• [Requirement]: How many lines of these entries hold the string "code"? Answer with the number alone.

Records from a data collection
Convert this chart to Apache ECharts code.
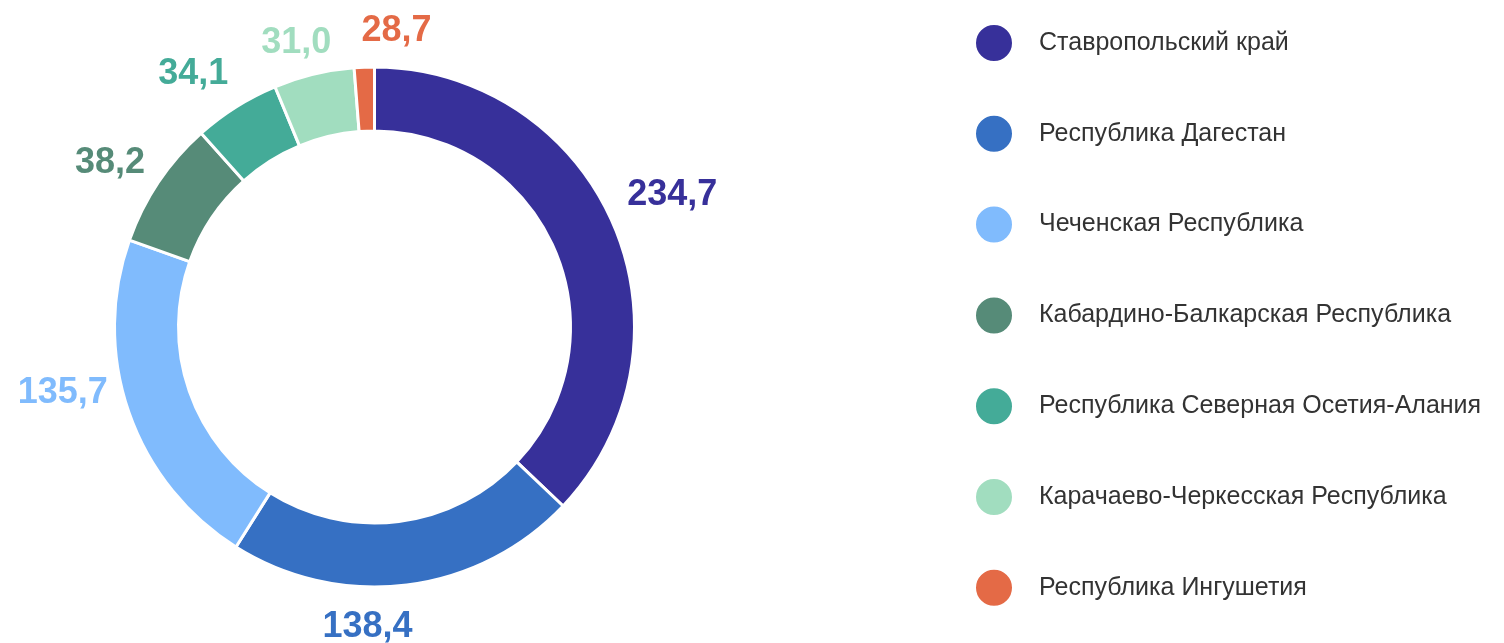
<!DOCTYPE html>
<html>
<head>
    <meta charset="UTF-8">
    <title>Северо-Кавказский федеральный округ</title>
    <script src="https://cdn.jsdelivr.net/npm/echarts/dist/echarts.min.js"></script>
    <style>
        html, body { margin: 0; padding: 0; background: #fff; }
        #main { width: 1504px; height: 643px; }
    </style>
</head>
<body>
    <div id="main"></div>
    <script type="text/javascript">
        // regions in legend / ring order (clockwise from 12 o'clock)
        var regions = [
            'Ставропольский край',
            'Республика Дагестан',
            'Чеченская Республика',
            'Кабардино-Балкарская Республика',
            'Республика Северная Осетия-Алания',
            'Карачаево-Черкесская Республика',
            'Республика Ингушетия'
        ];
        // numbers printed next to the ring
        var labelValues = [234.7, 138.4, 135.7, 38.2, 34.1, 31.0, 28.7];
        // arc of each slice as drawn in the picture (degrees)
        var sliceShares = [133.5, 78.7, 77.3, 28.7, 19.3, 18.0, 4.5];
        var colors = ['#37309a', '#3670c3', '#80bbfd', '#568b78', '#44ab98', '#a1ddbf', '#e46a46'];

        // label placement: turn (degrees) from the slice middle and gap (px) off the ring
        var labelTurn = [-0.6, 8.5, 7.1, -2, -3.5, -1.9, 6.5];
        var labelGap = [17, 21, 11, 12, 16, 8, 16];

        var FONT = "'Liberation Sans', Arial, sans-serif";
        var CX = 374.5, CY = 327, R_IN = 196, R_OUT = 260;

        var total = sliceShares.reduce(function (a, b) { return a + b; }, 0);
        var midAngles = [];
        var acc = 0;
        sliceShares.forEach(function (s) {
            midAngles.push((acc + s / 2) / total * 360);
            acc += s;
        });

        var chart = echarts.init(document.getElementById('main'));

        var option = {
            animation: false,
            color: colors,
            legend: {
                orient: 'vertical',
                left: 969,
                top: 18,
                icon: 'circle',
                itemWidth: 80,
                itemHeight: 38,
                itemGap: 50.8,
                selectedMode: false,
                data: regions,
                textStyle: {
                    fontFamily: FONT,
                    fontSize: 25,
                    color: '#333'
                }
            },
            series: [{
                type: 'pie',
                center: [CX, CY],
                radius: [R_IN, R_OUT],
                startAngle: 90,
                clockwise: true,
                avoidLabelOverlap: false,
                itemStyle: {
                    borderColor: '#fff',
                    borderWidth: 3
                },
                emphasis: { disabled: true },
                label: {
                    show: true,
                    position: 'outside',
                    fontFamily: FONT,
                    fontSize: 36,
                    fontWeight: 'bold',
                    formatter: function (p) {
                        return labelValues[p.dataIndex].toFixed(1).replace('.', ',');
                    }
                },
                labelLine: { show: false },
                labelLayout: function (p) {
                    var i = p.dataIndex;
                    var a = (midAngles[i] + labelTurn[i]) * Math.PI / 180;
                    var ux = Math.sin(a), uy = -Math.cos(a);
                    var w = p.labelRect.width, h = p.labelRect.height;
                    var d = R_OUT + labelGap[i] + Math.abs(ux) * w / 2 + Math.abs(uy) * h / 2;
                    return {
                        x: CX + d * ux,
                        y: CY + d * uy,
                        align: 'center',
                        verticalAlign: 'middle'
                    };
                },
                data: regions.map(function (name, i) {
                    return {
                        name: name,
                        value: sliceShares[i],
                        label: { color: colors[i] }
                    };
                })
            }]
        };

        chart.setOption(option);
    </script>
</body>
</html>
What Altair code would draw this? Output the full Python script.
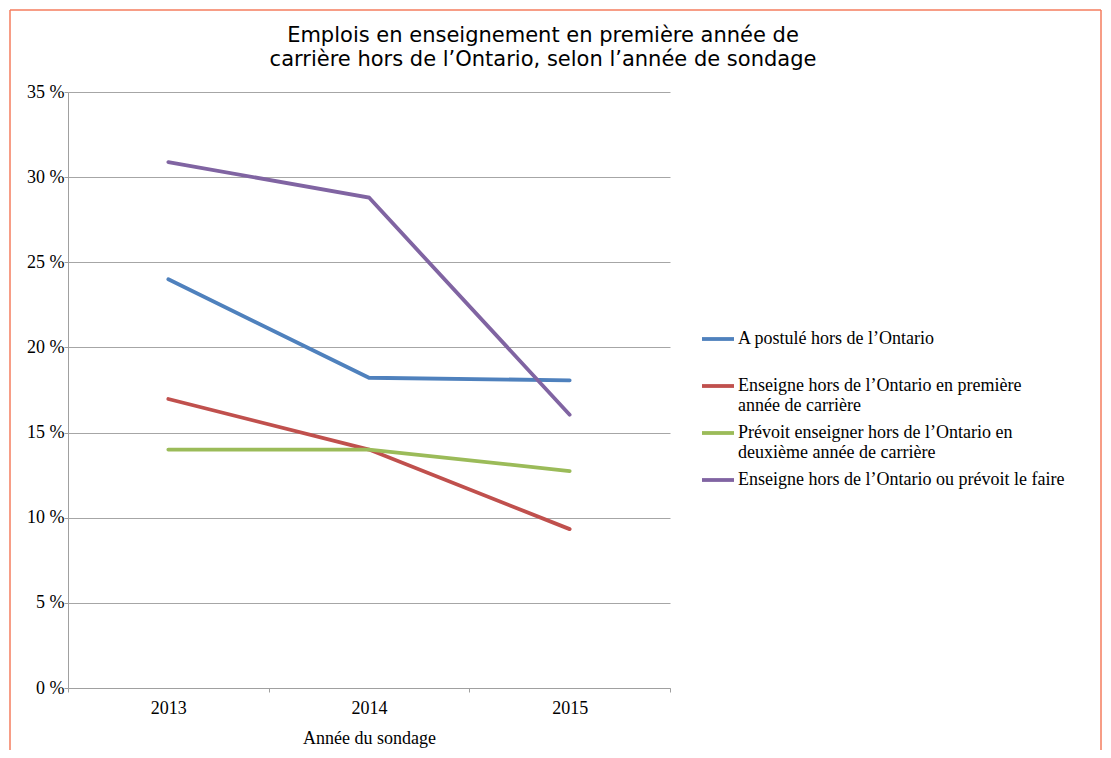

• [Task response]: 2